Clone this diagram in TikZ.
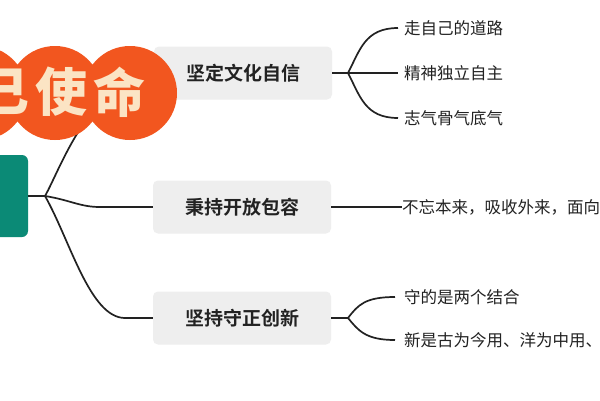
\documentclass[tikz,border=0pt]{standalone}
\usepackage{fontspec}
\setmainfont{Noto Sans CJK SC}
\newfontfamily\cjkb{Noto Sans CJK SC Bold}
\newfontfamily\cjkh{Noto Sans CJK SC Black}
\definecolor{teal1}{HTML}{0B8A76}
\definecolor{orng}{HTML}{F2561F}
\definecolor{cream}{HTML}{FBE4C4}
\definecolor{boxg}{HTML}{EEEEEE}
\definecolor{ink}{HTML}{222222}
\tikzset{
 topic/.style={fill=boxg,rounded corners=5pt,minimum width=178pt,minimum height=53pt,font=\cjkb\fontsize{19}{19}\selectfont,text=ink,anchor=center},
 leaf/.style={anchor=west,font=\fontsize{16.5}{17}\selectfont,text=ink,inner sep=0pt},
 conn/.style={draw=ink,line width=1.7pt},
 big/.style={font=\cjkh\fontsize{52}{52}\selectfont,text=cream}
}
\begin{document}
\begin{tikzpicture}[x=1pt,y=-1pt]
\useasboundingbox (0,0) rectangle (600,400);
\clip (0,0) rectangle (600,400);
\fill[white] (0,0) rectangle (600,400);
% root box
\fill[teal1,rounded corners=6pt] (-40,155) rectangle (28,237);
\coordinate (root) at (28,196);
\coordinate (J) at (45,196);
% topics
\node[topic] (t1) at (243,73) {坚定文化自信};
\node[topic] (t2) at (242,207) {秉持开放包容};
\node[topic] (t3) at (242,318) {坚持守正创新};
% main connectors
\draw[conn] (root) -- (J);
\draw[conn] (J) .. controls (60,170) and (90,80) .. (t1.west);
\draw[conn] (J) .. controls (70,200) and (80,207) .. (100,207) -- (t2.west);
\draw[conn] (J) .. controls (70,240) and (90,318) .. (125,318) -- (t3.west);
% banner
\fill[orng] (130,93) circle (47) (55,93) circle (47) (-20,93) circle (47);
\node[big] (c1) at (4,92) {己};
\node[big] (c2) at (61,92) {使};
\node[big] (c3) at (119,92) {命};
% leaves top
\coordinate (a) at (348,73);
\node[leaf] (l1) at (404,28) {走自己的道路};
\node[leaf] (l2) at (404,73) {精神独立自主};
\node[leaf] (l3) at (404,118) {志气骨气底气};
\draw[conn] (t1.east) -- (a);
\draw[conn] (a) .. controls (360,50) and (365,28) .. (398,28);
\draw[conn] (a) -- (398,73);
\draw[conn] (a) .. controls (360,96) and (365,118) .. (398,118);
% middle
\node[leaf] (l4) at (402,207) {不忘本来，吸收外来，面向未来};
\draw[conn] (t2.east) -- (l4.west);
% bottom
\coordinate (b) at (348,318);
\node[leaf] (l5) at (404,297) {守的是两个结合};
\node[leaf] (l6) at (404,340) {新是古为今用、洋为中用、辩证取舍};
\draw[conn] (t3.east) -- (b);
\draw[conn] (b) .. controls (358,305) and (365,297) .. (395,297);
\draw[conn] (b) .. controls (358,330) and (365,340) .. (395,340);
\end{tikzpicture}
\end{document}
▬▬▬▬▬▬
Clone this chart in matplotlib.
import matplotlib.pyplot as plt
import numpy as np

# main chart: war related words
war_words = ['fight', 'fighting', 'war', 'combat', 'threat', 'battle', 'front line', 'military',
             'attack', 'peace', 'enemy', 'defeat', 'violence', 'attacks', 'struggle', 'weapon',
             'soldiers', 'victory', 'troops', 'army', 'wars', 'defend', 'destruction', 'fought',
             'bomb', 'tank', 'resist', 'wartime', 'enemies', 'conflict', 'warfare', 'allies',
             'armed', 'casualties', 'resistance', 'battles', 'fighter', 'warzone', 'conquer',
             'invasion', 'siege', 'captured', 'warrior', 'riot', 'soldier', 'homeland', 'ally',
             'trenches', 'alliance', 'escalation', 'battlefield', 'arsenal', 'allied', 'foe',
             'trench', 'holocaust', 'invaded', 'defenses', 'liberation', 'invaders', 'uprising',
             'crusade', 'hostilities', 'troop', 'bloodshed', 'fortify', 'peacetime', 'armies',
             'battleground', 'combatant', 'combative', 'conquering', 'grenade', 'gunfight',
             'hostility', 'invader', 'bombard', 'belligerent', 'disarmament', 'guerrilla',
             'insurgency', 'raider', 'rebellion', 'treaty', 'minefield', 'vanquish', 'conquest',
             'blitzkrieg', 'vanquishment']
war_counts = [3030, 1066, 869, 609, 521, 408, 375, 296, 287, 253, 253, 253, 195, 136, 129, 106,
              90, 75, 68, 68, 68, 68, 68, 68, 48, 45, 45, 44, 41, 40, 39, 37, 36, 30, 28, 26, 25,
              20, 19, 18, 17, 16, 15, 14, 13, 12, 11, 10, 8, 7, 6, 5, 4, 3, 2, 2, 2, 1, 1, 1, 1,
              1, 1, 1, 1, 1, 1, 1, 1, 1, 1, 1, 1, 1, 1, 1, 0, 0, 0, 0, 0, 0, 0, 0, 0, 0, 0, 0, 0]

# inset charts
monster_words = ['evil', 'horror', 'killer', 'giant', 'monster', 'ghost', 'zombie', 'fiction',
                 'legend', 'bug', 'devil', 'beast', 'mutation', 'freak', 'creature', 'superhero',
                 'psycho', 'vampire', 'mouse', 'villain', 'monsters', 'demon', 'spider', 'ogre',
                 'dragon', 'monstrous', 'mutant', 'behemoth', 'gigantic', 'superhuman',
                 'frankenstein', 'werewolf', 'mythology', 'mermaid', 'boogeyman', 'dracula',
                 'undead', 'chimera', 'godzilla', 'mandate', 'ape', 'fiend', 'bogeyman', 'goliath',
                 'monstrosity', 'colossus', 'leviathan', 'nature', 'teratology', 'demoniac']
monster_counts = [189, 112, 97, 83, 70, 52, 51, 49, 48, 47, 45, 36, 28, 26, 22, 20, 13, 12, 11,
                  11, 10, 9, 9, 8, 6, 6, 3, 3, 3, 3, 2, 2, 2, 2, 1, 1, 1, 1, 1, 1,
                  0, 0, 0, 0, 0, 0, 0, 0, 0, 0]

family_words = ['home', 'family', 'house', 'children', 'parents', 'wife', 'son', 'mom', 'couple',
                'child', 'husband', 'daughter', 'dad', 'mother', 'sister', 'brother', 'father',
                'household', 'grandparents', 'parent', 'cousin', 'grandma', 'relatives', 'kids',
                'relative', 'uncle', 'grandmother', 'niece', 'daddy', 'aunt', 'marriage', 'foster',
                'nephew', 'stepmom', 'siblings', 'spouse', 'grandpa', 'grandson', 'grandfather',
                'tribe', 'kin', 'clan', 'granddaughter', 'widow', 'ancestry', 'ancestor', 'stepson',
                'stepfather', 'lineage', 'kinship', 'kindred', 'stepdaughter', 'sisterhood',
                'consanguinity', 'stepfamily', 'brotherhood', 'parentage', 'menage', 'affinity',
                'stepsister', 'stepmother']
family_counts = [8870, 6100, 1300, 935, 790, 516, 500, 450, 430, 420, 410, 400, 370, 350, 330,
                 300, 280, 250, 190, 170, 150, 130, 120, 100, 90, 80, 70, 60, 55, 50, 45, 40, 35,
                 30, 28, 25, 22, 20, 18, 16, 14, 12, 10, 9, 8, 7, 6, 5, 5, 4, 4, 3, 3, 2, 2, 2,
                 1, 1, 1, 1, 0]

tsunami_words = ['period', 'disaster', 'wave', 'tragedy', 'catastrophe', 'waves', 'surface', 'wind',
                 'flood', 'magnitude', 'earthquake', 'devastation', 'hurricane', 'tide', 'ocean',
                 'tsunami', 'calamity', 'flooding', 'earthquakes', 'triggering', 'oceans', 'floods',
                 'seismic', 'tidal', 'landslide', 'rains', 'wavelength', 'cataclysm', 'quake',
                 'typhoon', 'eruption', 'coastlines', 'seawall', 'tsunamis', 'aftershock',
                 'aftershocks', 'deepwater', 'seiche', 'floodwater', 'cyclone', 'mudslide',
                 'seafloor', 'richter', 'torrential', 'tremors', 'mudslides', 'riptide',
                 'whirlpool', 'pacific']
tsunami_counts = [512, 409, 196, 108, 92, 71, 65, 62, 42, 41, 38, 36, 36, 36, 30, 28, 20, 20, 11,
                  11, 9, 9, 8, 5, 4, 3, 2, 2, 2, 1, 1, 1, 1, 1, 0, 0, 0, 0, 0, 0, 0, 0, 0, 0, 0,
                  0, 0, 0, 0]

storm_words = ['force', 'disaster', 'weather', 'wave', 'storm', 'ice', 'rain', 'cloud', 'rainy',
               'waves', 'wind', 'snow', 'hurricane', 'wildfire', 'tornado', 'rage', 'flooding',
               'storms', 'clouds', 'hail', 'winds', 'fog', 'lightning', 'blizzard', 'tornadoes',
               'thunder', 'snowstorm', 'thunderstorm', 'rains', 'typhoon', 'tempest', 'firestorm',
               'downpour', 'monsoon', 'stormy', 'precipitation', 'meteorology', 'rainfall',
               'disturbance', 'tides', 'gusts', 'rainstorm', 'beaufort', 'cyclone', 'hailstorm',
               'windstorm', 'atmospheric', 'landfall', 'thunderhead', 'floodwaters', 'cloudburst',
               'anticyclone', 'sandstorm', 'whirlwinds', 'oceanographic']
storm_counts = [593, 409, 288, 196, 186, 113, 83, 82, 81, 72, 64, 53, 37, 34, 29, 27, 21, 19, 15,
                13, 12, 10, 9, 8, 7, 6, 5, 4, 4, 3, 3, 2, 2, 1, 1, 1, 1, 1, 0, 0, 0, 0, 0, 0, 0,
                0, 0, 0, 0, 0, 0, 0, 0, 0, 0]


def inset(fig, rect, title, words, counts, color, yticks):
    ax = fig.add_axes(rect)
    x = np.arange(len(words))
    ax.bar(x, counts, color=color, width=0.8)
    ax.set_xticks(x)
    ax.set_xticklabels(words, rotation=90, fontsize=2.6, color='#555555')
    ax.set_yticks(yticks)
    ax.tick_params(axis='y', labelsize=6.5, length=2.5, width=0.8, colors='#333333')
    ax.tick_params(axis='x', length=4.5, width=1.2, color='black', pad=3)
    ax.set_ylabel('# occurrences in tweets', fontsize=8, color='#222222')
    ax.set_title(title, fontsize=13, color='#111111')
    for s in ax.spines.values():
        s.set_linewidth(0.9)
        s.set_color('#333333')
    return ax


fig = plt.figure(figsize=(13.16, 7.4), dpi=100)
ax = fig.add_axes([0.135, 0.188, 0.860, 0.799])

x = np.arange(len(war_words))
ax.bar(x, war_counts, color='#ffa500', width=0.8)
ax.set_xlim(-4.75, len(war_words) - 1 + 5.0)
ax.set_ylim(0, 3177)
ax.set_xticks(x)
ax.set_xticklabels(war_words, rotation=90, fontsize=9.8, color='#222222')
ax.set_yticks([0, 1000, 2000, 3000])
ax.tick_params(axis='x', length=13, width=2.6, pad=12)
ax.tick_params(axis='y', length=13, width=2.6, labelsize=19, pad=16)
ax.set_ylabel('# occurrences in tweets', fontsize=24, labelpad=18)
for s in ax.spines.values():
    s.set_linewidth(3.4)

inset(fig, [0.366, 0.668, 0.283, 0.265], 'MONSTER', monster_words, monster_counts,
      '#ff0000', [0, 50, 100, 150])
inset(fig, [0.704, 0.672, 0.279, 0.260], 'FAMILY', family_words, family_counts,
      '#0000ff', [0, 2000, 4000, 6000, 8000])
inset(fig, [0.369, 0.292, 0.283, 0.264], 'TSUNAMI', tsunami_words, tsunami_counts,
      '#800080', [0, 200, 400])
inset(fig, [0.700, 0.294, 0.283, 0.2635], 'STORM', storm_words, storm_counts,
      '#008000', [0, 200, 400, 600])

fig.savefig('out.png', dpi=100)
▬▬▬▬▬▬
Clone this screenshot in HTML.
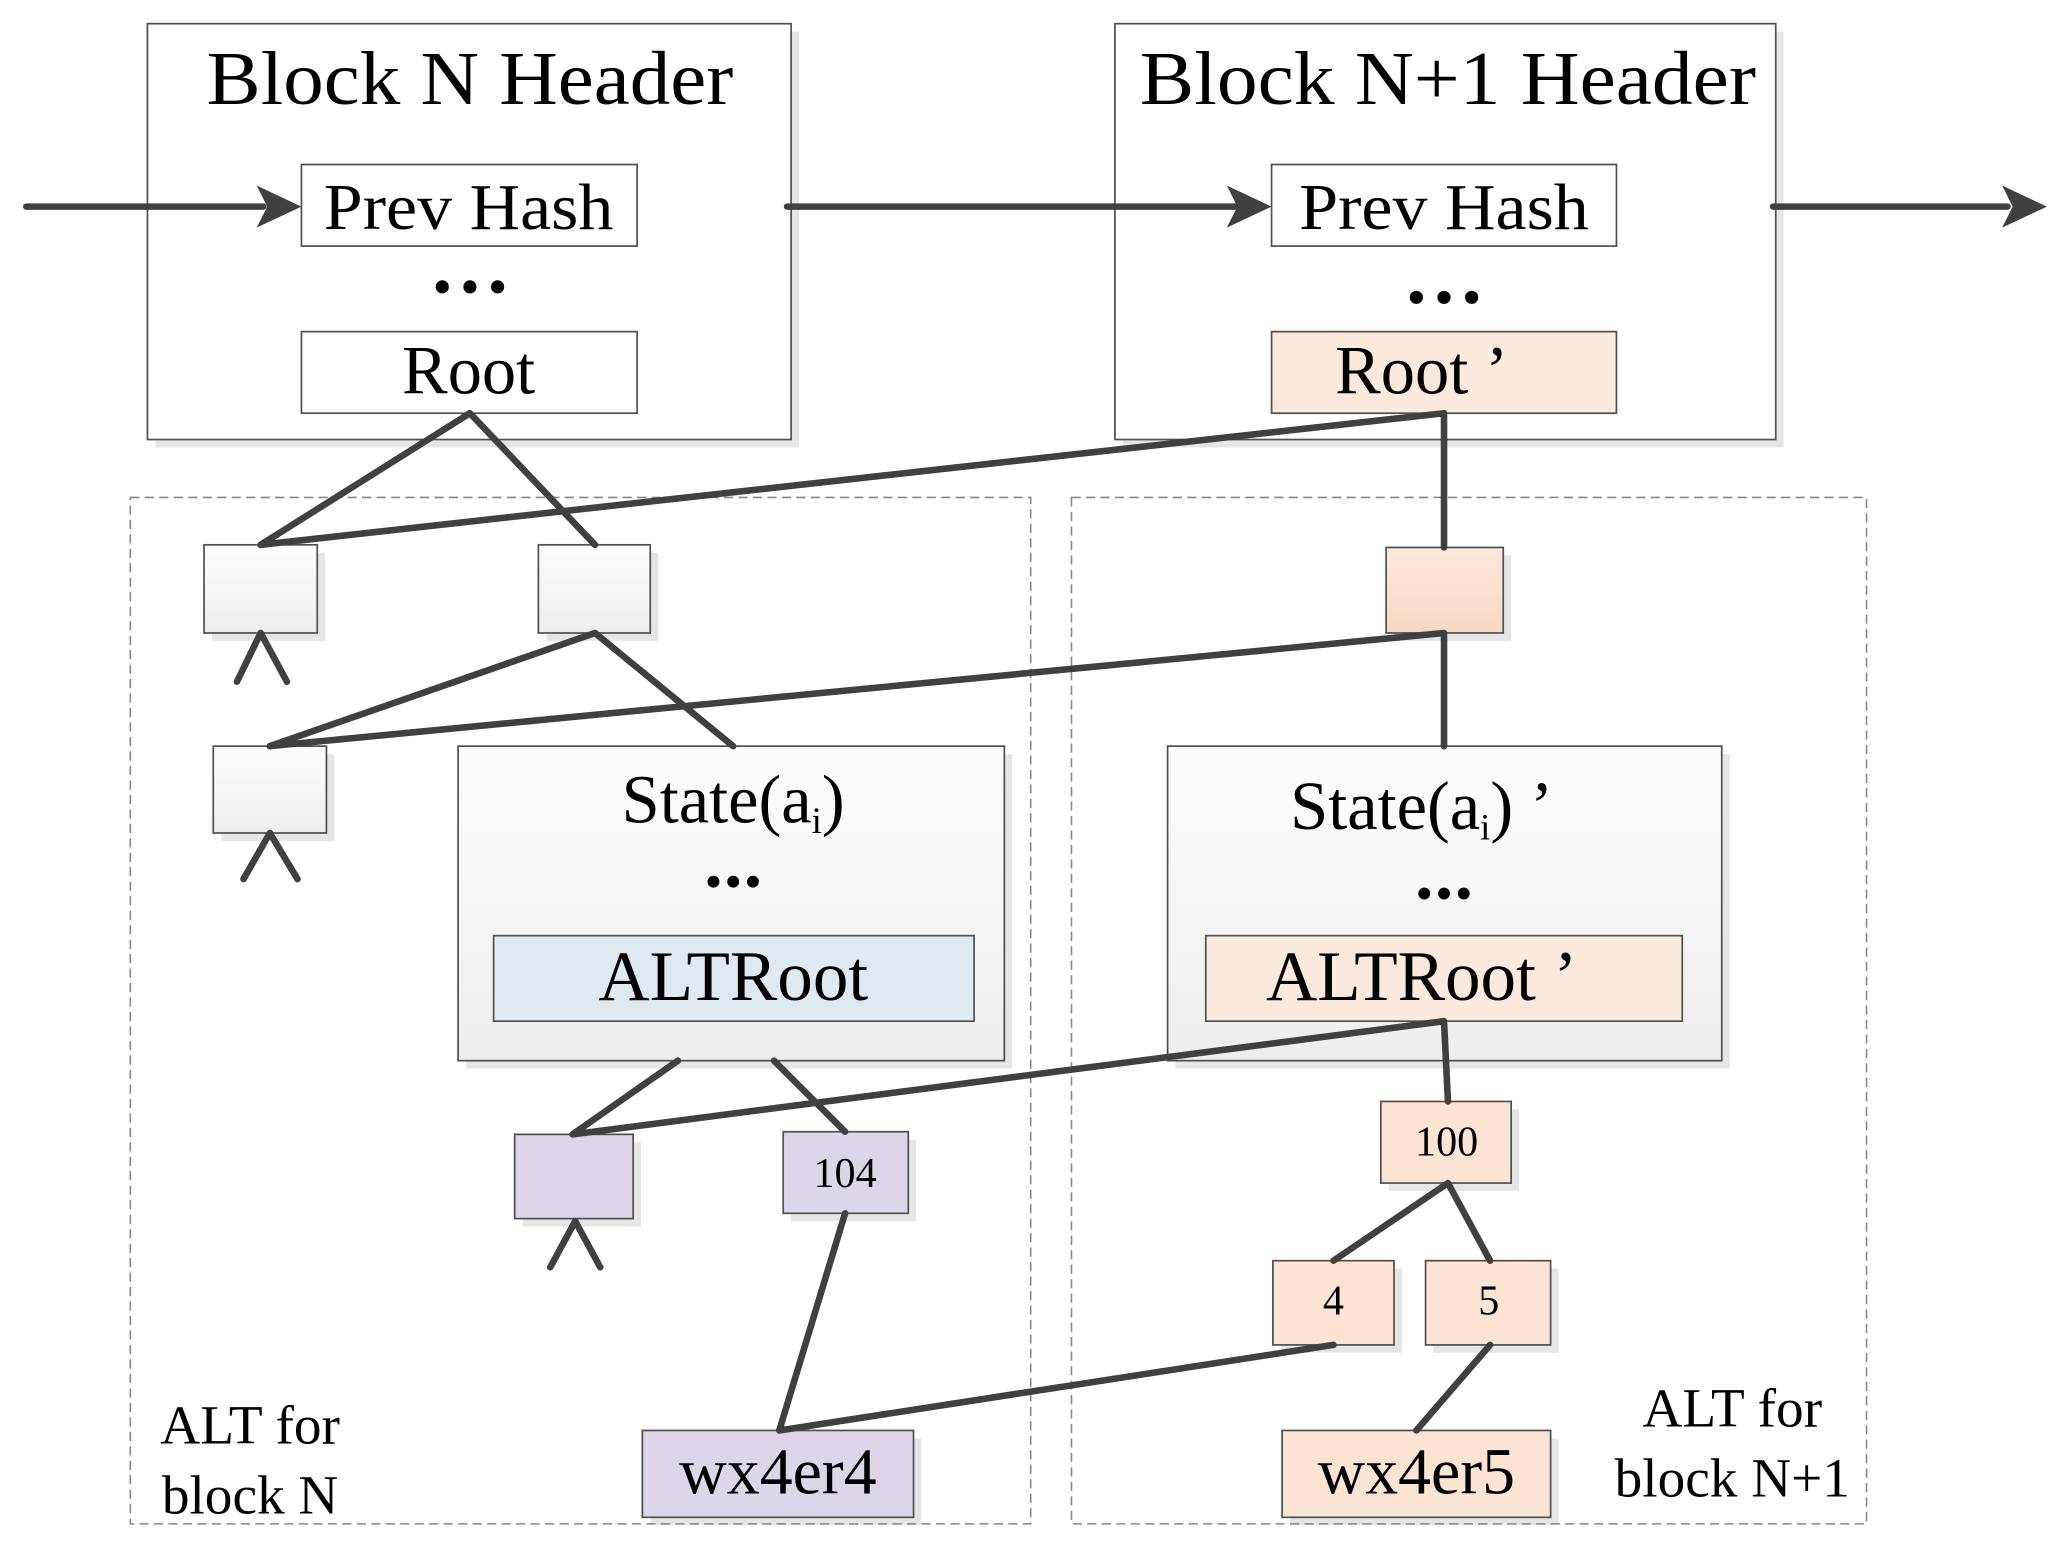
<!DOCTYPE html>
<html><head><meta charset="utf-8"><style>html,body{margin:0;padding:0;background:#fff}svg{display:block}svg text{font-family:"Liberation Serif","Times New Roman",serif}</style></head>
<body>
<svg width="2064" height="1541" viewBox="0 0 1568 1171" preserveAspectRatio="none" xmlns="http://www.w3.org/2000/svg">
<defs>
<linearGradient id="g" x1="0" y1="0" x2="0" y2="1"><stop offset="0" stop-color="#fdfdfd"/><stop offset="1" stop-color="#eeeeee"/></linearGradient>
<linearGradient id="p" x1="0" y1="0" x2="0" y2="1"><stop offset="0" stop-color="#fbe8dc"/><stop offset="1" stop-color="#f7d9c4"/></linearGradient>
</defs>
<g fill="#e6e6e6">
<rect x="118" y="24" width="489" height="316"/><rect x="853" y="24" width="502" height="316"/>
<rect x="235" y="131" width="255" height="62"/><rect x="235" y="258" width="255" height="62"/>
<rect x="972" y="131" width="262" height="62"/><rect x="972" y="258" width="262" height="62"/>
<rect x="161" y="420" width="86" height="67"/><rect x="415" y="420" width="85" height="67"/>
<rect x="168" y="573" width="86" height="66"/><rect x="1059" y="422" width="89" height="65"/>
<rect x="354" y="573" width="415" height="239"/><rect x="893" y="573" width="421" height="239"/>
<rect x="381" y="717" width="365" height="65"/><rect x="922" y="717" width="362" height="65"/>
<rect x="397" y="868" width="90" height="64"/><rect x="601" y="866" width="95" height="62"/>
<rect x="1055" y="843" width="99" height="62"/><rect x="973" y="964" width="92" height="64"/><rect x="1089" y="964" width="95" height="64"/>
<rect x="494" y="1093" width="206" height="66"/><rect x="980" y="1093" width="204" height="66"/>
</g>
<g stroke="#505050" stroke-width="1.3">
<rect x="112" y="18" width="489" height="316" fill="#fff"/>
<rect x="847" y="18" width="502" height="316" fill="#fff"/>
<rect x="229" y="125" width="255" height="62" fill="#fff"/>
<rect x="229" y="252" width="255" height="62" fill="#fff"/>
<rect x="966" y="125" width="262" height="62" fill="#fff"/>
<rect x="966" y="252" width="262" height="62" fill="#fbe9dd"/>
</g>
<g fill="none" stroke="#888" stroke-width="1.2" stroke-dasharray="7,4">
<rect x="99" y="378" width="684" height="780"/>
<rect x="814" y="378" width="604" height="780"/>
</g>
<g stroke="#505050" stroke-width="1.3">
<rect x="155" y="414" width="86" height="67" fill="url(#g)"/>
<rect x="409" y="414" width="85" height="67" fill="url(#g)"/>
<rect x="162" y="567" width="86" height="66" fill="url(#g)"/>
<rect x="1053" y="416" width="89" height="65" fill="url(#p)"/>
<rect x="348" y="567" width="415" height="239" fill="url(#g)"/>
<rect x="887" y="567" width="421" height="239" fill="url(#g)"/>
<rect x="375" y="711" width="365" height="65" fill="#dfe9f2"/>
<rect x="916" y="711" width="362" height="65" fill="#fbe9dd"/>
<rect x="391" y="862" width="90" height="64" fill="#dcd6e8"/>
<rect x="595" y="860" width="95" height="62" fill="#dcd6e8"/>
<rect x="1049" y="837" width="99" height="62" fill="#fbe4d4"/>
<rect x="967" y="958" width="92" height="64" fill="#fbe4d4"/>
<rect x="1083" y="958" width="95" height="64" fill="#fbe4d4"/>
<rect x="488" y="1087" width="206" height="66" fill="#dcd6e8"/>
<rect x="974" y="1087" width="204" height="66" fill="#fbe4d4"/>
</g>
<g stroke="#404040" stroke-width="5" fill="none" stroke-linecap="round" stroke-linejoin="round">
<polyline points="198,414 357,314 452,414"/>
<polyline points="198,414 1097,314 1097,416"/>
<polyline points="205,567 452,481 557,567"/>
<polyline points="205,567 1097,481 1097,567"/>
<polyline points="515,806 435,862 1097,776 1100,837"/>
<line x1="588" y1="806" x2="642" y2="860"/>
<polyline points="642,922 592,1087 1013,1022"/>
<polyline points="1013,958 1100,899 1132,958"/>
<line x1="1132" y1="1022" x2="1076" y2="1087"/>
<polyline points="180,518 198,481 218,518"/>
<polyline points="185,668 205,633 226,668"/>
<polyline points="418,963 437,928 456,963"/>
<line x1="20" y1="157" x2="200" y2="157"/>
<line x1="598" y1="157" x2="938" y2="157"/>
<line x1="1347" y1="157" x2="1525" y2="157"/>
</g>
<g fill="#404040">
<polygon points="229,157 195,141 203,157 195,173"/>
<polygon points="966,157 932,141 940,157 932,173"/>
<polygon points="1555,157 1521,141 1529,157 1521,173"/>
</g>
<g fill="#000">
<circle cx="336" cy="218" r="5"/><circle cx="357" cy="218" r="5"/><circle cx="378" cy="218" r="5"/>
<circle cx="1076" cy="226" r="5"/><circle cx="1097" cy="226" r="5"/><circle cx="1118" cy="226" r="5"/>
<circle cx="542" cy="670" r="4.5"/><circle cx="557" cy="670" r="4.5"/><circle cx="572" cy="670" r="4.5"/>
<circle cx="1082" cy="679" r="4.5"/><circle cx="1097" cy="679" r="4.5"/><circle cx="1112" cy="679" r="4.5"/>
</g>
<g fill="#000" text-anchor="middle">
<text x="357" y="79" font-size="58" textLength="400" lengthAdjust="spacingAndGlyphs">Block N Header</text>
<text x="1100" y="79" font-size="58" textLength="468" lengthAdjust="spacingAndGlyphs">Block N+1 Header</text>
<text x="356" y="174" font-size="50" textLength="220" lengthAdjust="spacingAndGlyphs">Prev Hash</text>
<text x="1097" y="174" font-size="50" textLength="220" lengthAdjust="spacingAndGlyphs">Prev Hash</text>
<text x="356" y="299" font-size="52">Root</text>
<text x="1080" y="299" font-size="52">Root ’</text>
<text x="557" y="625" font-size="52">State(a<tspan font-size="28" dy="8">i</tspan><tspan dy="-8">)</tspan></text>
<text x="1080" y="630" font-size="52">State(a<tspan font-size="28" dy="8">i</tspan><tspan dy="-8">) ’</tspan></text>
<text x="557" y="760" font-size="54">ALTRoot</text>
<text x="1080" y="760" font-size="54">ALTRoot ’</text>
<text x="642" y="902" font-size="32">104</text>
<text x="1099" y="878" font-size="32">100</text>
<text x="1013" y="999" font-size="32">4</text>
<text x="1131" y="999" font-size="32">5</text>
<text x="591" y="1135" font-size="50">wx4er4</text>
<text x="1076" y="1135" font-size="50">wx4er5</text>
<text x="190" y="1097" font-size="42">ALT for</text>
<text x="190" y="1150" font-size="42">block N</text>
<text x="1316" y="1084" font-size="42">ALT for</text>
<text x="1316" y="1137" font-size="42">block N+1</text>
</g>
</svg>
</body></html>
▬▬▬▬▬▬
In the entries above, identify every line with the word "this". Copy those lines.

**ANSWER:**
Clone this diagram in TikZ.
Clone this chart in matplotlib.
Clone this screenshot in HTML.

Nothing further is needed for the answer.